**SHORT PROBLEM:**
Search the material for the word "matplotlib" and copy each line that holds it.

**AVAILABLE DATA:**

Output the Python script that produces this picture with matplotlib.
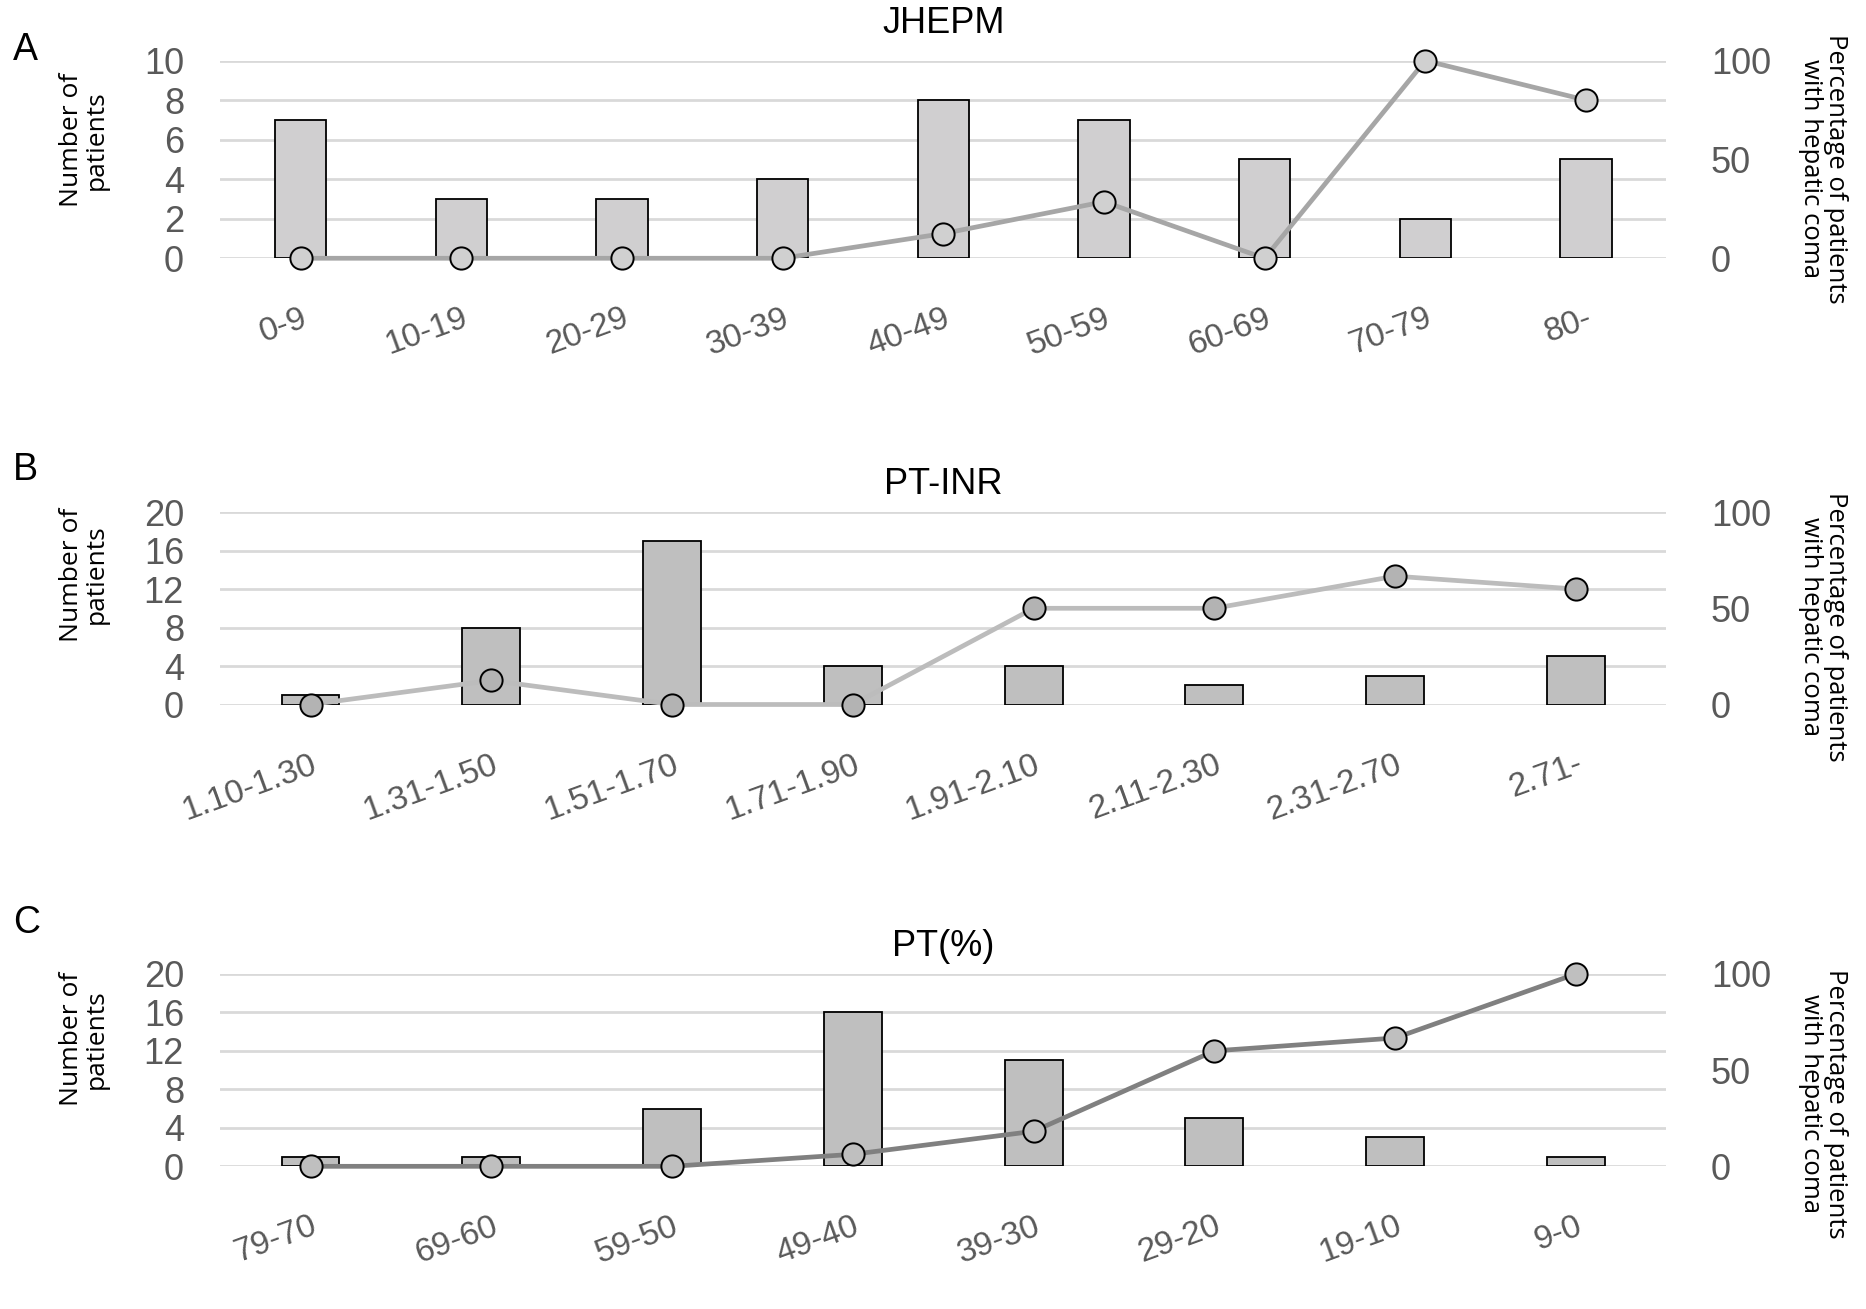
import matplotlib
matplotlib.use('Agg')
import matplotlib.pyplot as plt
import numpy as np

# ---------------- data ----------------
jhepm_cats = ['0-9', '10-19', '20-29', '30-39', '40-49', '50-59', '60-69', '70-79', '80-']
jhepm_counts = [7, 3, 3, 4, 8, 7, 5, 2, 5]
jhepm_pct = [0, 0, 0, 0, 12.5, 28.6, 0, 100, 80]

inr_cats = ['1.10-1.30', '1.31-1.50', '1.51-1.70', '1.71-1.90', '1.91-2.10', '2.11-2.30', '2.31-2.70', '2.71-']
inr_counts = [1, 8, 17, 4, 4, 2, 3, 5]
inr_pct = [0, 12.5, 0, 0, 50, 50, 66.7, 60]

pt_cats = ['79-70', '69-60', '59-50', '49-40', '39-30', '29-20', '19-10', '9-0']
pt_counts = [1, 1, 6, 16, 11, 5, 3, 1]
pt_pct = [0, 0, 0, 6.25, 18.2, 60, 66.7, 100]

left_ticks_A = [0, 2, 4, 6, 8, 10]
left_ticks_BC = [0, 4, 8, 12, 16, 20]
right_ticks = [0, 50, 100]

titles = ['JHEPM', 'PT-INR', 'PT(%)']
letters = ['A', 'B', 'C']
left_label = 'Number of\npatients'
right_label = 'Percentage of patients\nwith hepatic coma'

# ---------------- style ----------------
narrow = ['Liberation Sans', 'DejaVu Sans']
label_font = ['Open Sans', 'DejaVu Sans']
tick_color = '#595959'
grid_color = '#d9d9d9'

fig = plt.figure(figsize=(18.66, 13.09), dpi=100)

panels = [
    dict(cats=jhepm_cats, counts=jhepm_counts, pct=jhepm_pct, lticks=left_ticks_A,
         bottom=0.8027, height=0.151, bar_color='#d0cfd0', line_color='#a6a6a6',
         mface='#d0d0d0', title_pad=20, letter_y=0.962, llab_y=0.893, rlab_y=0.871),
    dict(cats=inr_cats, counts=inr_counts, pct=inr_pct, lticks=left_ticks_BC,
         bottom=0.4618, height=0.147, bar_color='#bfbfbf', line_color='#bcbcbc',
         mface='#b3b3b3', title_pad=13, letter_y=0.641, llab_y=0.561, rlab_y=0.521),
    dict(cats=pt_cats, counts=pt_counts, pct=pt_pct, lticks=left_ticks_BC,
         bottom=0.109, height=0.147, bar_color='#bfbfbf', line_color='#808080',
         mface='#bfbfbf', title_pad=13, letter_y=0.295, llab_y=0.206, rlab_y=0.157),
]

for i, p in enumerate(panels):
    ax = fig.add_axes([0.118, p['bottom'], 0.775, p['height']])
    n = len(p['cats'])
    x = np.arange(n)
    ax.bar(x, p['counts'], width=0.32, color=p['bar_color'], edgecolor='black',
           linewidth=1.3, zorder=3)
    ax.set_xlim(-0.5, n - 0.5)
    ax.set_ylim(0, p['lticks'][-1])
    ax.set_yticks(p['lticks'])
    ax.yaxis.grid(True, color=grid_color, linewidth=2, zorder=0)
    ax.set_axisbelow(True)
    for s in ax.spines.values():
        s.set_visible(False)
    ax.tick_params(axis='y', length=0, pad=26, labelsize=26, labelcolor=tick_color)
    ax.tick_params(axis='x', length=0, pad=32)
    for lab in ax.get_yticklabels():
        lab.set_family(narrow)
    ax.set_xticks(x)
    ax.set_xticklabels(p['cats'], rotation=20, ha='right', rotation_mode='anchor',
                       fontsize=24, color=tick_color, family=narrow)
    ax.set_title(titles[i], fontsize=26, family=narrow, pad=p['title_pad'])

    ax2 = ax.twinx()
    ax2.plot(x, p['pct'], color=p['line_color'], linewidth=3.4, marker='o',
             markersize=16, markerfacecolor=p['mface'], markeredgecolor='black',
             markeredgewidth=1.4, clip_on=False, zorder=5)
    ax2.set_ylim(0, 100)
    ax2.set_yticks(right_ticks)
    for s in ax2.spines.values():
        s.set_visible(False)
    ax2.tick_params(axis='y', length=0, pad=32, labelsize=26, labelcolor=tick_color)
    for lab in ax2.get_yticklabels():
        lab.set_family(narrow)

    fig.text(0.007, p['letter_y'], letters[i], fontsize=27, family=narrow,
             ha='left', va='center')
    fig.text(0.045, p['llab_y'], left_label, rotation=90, fontsize=19,
             family=label_font, ha='center', va='center', linespacing=1.0)
    fig.text(0.977, p['rlab_y'], right_label, rotation=270, fontsize=18.5,
             family=label_font, ha='center', va='center', linespacing=1.0)

fig.savefig('out.png', dpi=100)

**RESPONSE:**
Output the Python script that produces this picture with matplotlib.
import matplotlib
matplotlib.use('Agg')
import matplotlib.pyplot as plt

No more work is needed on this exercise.